*Description of the task*: Show all lines holding the string "this".

*Record list*:

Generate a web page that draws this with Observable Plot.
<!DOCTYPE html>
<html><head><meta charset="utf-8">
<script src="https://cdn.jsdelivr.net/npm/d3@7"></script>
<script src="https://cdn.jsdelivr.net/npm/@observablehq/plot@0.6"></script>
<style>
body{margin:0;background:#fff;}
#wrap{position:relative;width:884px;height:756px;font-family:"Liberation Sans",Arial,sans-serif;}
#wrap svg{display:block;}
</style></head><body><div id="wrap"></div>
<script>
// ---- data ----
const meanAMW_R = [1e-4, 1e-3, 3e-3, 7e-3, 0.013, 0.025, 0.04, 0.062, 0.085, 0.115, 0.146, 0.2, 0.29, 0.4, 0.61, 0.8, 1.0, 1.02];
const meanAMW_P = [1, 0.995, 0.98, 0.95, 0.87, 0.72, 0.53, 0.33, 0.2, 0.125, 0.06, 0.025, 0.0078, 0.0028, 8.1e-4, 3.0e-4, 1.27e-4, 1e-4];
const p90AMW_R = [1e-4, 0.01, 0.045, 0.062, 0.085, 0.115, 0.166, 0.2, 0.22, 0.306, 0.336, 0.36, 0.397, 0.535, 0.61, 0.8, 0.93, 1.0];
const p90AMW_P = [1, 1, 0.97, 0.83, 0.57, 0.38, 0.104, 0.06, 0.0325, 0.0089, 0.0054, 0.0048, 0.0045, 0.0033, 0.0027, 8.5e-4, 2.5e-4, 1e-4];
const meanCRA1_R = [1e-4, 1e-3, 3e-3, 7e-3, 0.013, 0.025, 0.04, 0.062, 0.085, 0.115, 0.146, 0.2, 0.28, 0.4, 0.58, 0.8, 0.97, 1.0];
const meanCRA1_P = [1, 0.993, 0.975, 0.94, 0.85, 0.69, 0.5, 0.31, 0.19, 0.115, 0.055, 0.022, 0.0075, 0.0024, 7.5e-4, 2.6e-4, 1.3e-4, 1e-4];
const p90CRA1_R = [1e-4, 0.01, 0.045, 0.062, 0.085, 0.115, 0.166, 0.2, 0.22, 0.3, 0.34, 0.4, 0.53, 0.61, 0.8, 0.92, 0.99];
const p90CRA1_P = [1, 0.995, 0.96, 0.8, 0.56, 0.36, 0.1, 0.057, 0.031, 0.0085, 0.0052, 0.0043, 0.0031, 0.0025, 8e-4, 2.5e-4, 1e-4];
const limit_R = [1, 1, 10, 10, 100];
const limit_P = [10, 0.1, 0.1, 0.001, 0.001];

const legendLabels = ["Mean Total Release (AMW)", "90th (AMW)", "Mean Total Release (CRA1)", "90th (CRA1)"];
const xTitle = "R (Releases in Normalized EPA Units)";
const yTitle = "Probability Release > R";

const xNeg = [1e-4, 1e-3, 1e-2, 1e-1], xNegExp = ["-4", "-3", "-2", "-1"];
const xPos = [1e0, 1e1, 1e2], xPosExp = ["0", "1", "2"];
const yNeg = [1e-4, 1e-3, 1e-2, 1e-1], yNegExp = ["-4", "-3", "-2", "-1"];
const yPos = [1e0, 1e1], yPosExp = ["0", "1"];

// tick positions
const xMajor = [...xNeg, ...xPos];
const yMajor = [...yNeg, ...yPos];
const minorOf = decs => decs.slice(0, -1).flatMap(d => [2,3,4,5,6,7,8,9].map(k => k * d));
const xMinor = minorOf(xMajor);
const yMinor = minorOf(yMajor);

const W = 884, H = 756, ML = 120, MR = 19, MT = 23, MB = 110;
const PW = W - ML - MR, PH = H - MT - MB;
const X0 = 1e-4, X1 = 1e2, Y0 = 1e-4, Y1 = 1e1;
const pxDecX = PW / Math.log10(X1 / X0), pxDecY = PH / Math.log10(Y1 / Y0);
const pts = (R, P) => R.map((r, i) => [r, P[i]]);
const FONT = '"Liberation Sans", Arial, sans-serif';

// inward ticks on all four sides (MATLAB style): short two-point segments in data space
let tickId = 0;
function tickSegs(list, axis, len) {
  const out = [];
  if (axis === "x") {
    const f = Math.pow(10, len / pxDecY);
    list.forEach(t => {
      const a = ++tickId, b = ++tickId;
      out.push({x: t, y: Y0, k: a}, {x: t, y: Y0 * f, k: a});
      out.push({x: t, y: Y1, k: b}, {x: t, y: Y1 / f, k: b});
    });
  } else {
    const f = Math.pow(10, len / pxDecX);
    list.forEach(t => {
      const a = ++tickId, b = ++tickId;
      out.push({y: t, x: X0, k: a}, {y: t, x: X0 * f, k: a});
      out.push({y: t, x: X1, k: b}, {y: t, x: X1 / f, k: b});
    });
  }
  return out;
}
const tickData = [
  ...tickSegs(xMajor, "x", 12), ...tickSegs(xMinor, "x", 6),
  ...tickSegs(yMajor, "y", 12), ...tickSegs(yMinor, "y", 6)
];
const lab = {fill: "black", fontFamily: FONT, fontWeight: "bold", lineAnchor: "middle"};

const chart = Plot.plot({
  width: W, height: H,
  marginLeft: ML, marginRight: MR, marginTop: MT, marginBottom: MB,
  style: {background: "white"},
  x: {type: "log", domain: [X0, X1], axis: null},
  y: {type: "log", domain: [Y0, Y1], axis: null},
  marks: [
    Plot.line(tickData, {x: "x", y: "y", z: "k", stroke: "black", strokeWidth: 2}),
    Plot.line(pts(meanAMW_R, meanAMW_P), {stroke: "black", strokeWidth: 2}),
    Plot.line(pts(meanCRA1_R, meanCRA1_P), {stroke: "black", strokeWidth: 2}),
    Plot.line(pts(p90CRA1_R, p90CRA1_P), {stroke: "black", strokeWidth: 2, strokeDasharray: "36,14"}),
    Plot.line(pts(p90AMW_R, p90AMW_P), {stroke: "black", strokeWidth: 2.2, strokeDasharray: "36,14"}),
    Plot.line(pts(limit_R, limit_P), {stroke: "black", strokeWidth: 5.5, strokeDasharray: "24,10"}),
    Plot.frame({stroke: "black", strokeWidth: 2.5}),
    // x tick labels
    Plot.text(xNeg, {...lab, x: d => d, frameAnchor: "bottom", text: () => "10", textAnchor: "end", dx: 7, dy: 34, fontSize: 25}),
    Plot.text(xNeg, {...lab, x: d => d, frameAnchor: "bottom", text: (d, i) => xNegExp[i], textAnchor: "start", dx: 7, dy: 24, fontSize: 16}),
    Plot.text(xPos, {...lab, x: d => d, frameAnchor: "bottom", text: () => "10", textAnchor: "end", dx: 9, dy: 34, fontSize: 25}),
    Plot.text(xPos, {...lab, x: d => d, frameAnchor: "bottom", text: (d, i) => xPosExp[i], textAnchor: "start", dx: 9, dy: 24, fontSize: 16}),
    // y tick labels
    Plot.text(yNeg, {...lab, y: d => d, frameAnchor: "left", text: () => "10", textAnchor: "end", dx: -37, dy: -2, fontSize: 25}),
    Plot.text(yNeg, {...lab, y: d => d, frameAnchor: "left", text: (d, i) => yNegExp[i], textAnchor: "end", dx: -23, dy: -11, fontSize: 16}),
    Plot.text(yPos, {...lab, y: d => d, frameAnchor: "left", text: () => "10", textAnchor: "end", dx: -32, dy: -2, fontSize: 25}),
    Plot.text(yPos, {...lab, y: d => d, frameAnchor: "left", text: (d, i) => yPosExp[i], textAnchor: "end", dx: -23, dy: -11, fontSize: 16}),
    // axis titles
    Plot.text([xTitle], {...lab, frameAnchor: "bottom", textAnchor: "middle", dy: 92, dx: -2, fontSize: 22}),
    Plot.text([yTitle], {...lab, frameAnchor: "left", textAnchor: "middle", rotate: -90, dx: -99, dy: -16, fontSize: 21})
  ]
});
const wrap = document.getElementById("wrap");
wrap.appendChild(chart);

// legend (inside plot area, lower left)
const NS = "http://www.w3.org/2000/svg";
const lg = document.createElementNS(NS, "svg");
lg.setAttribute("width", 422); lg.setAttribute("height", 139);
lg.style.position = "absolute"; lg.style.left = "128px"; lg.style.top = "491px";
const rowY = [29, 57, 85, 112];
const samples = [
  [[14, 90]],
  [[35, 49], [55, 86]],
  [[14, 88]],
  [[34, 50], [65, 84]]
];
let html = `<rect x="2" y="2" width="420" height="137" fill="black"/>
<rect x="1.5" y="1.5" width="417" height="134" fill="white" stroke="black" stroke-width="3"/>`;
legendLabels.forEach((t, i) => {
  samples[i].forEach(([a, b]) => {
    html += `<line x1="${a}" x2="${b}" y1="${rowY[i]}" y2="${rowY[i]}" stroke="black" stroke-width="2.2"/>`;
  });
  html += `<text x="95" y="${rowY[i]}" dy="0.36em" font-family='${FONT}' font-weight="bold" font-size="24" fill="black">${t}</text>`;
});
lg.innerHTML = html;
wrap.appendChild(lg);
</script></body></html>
...
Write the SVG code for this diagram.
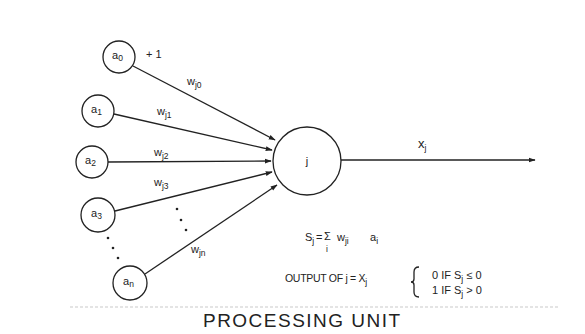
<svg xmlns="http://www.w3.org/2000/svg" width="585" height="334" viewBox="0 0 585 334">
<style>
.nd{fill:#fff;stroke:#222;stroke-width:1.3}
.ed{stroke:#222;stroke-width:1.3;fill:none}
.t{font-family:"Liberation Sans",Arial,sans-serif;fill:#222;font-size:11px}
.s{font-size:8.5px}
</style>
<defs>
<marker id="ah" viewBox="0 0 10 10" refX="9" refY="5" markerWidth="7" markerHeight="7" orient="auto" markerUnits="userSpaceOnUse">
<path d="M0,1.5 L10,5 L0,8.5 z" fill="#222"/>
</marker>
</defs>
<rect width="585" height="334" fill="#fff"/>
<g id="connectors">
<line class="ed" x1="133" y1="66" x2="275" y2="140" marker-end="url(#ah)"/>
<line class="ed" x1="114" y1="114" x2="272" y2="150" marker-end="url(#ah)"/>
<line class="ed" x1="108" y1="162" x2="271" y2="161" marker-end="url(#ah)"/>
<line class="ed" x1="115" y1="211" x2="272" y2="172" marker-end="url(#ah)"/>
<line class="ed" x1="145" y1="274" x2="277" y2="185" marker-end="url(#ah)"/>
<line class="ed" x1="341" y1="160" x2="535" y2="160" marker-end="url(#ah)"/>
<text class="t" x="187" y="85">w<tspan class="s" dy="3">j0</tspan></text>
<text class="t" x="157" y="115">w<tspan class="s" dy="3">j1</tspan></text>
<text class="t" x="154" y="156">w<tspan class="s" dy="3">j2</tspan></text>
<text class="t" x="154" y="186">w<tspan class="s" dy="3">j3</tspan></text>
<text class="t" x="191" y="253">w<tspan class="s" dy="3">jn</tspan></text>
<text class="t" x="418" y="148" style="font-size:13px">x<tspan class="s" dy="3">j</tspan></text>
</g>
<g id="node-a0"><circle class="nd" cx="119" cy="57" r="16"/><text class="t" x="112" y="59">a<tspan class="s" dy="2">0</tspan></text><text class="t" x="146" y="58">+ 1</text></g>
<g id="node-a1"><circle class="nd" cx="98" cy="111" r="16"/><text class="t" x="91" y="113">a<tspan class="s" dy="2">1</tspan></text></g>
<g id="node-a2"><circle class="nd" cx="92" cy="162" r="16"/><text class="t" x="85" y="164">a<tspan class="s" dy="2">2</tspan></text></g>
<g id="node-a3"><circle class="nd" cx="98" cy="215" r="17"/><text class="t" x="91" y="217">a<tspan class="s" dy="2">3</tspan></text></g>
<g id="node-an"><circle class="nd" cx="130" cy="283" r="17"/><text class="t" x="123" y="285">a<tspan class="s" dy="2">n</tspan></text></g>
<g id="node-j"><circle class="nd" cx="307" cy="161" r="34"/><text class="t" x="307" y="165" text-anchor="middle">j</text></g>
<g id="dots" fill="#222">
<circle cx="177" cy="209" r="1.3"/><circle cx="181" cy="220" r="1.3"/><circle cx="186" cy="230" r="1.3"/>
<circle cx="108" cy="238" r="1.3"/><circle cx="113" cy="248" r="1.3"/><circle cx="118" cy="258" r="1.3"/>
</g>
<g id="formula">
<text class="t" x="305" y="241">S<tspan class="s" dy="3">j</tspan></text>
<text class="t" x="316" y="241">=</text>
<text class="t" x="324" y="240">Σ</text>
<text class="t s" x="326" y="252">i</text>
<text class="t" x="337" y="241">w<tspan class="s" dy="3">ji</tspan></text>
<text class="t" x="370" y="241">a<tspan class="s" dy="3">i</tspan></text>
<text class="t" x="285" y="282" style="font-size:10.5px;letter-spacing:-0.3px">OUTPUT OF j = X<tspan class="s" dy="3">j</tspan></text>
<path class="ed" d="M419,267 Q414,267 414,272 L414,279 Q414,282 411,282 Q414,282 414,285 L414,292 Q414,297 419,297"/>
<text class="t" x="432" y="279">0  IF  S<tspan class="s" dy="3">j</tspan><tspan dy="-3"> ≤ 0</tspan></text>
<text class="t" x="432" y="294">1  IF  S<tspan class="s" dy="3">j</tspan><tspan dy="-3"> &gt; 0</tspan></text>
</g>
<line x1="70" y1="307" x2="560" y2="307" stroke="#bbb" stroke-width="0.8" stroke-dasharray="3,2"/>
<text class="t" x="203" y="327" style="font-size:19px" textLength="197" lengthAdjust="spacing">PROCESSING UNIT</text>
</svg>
...
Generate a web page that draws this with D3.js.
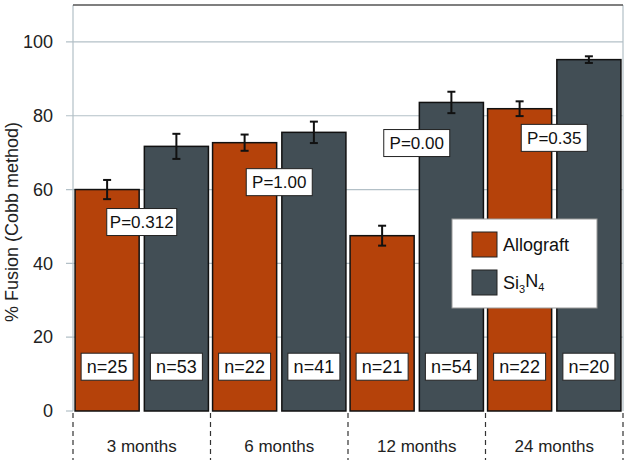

*Finished task*:
Generate a web page that draws this with Observable Plot.
Write the SVG code for this diagram.
Generate a web page that draws this with D3.js.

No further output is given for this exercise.